Dieser tragische Umbruch kann durchaus Mitgefühl erzeugen, auch wenn er ein wenig konstruiert daherkommt. Die natürlichste Figur ist jedoch Theos Vater (Ronald Zehrfeld). Die Beziehung zu seinem Sohn, seine Haltung und seine Präsenz sind ambivalent und wirken stets echt. Diese Ambivalenz fehlt beim Schulrat, verkörpert von Burghart Klaußner und Jördis Triebel, leider komplett. Trotz des guten Schauspiels können diese Charaktere durch ihr einfaches, bösartiges Auftreten nicht vollkommen überzeugen.
Form:
Kameratechnisch wirkt der Film wie eine größere Fernsehproduktion. Es gibt kein Bild, das sich wirklich ins Gedächtnis brennt. Die Einstellungen sind dennoch solide und werden sauber ausgeführt. Bei der Beleuchtung gab es jedoch einen zu starken Kontrastwechsel. Dieser wechselte von einer noch warmen, komfortablen Innenraumsituation zu einer kalten, trüben Außenaufnahme, bei der wir die unterdrückten Jugendlichen sehen. Die Gefühlslage wirkt dann wie eine Schwarzweißmalerei in einem Farbfilm. Die Regie weiß dennoch zu überzeugen.

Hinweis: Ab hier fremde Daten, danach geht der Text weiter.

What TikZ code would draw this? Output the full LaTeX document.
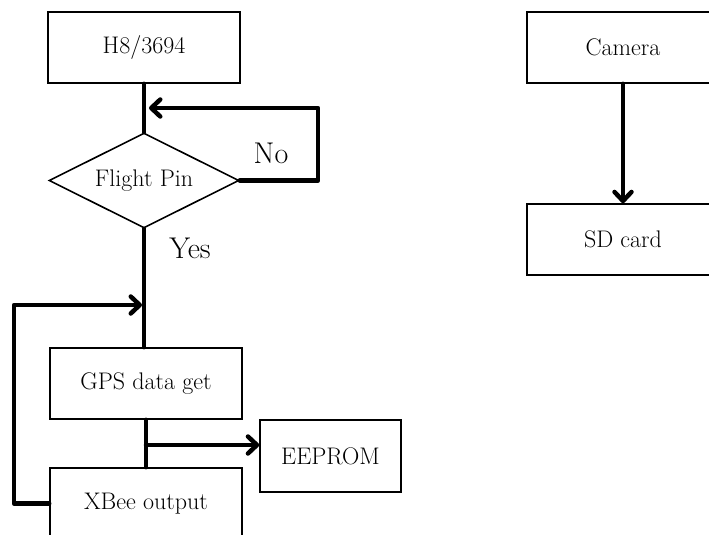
\documentclass[tikz,border=0pt]{standalone}
\usetikzlibrary{shapes.geometric,arrows.meta,calc}
\begin{document}
\begin{tikzpicture}[x=1pt,y=-1pt,
  box/.style={draw=black,line width=1.6pt,rectangle,minimum width=192pt,minimum height=71pt,inner sep=0pt,font=\fontsize{24}{28}\selectfont},
  decision/.style={draw=black,line width=1.6pt,diamond,aspect=2,minimum width=190pt,minimum height=95pt,inner sep=0pt,font=\fontsize{24}{28}\selectfont},
  conn/.style={line width=4.5pt,line cap=round,line join=round},
  arr/.style={conn,-{Straight Barb[length=9pt,width=17pt,line cap=round,line join=round]}},
  lbl/.style={font=\fontsize{30}{34}\selectfont,inner sep=0pt}]
\useasboundingbox (0,0) rectangle (709,535);
\node[box] (h8) at (144,47.5) {H8/3694};
\node[decision] (flight) at (144,180.5) {Flight Pin};
\node[box] (gps) at (146,383.5) {GPS data get};
\node[box] (xbee) at (146,503.5) {XBee output};
\node[box,minimum width=141pt,minimum height=72pt] (eeprom) at (330.5,456) {EEPROM};
\node[box] (camera) at (623,47.5) {Camera};
\node[box] (sd) at (623,239.5) {SD card};
\node[lbl] (no) at (271,153) {No};
\node[lbl] (yes) at (190,248) {Yes};
\coordinate (j1) at (149,108);
\coordinate (j2) at (142,305);
\coordinate (j3) at (146,445);
% connectors
\draw[conn] (h8.south) -- (flight.north);
\draw[arr] (flight.east) -- (318,180.5) -- (318,108) -- (j1);
\draw[conn] (flight.south) -- (flight.south |- gps.north);
\draw[arr] (xbee.west) -- (14,503.5) -- (14,305) -- (j2);
\draw[conn] (gps.south) -- (xbee.north);
\draw[arr] (j3) -- (eeprom.west |- j3);
\draw[arr] (camera.south) -- (sd.north);
\end{tikzpicture}
\end{document}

Der Film wird gut voran getrieben und es kommt Spannung auf. Ruhige Situationen werden auch aufgebaut, dann in einem plötzlichen Gefühlsausbruch einzelner Charaktere unterbrochen, wodurch spezielle Schockmomente ausgelöst werden. Auch wenn diese ab und an etwas zu dick aufgetragen werden.
Fazit:
Eine wahre Begebenheit, die energiegeladen und mitreißend verfilmt wurde. Es entstehen interessante Ansätze zum Thema Widerstand. Jedoch wird die Staatskritik sehr einseitig dargestellt und die guten Ideen bleiben zu konventionell. Der Cast agiert überzeugend, trotz einiger überzogener Momente. Es bleibt ein gewöhnlicher deutscher Historienfilm, der nicht viel falsch macht, aber auch nicht groß weiterdenkt.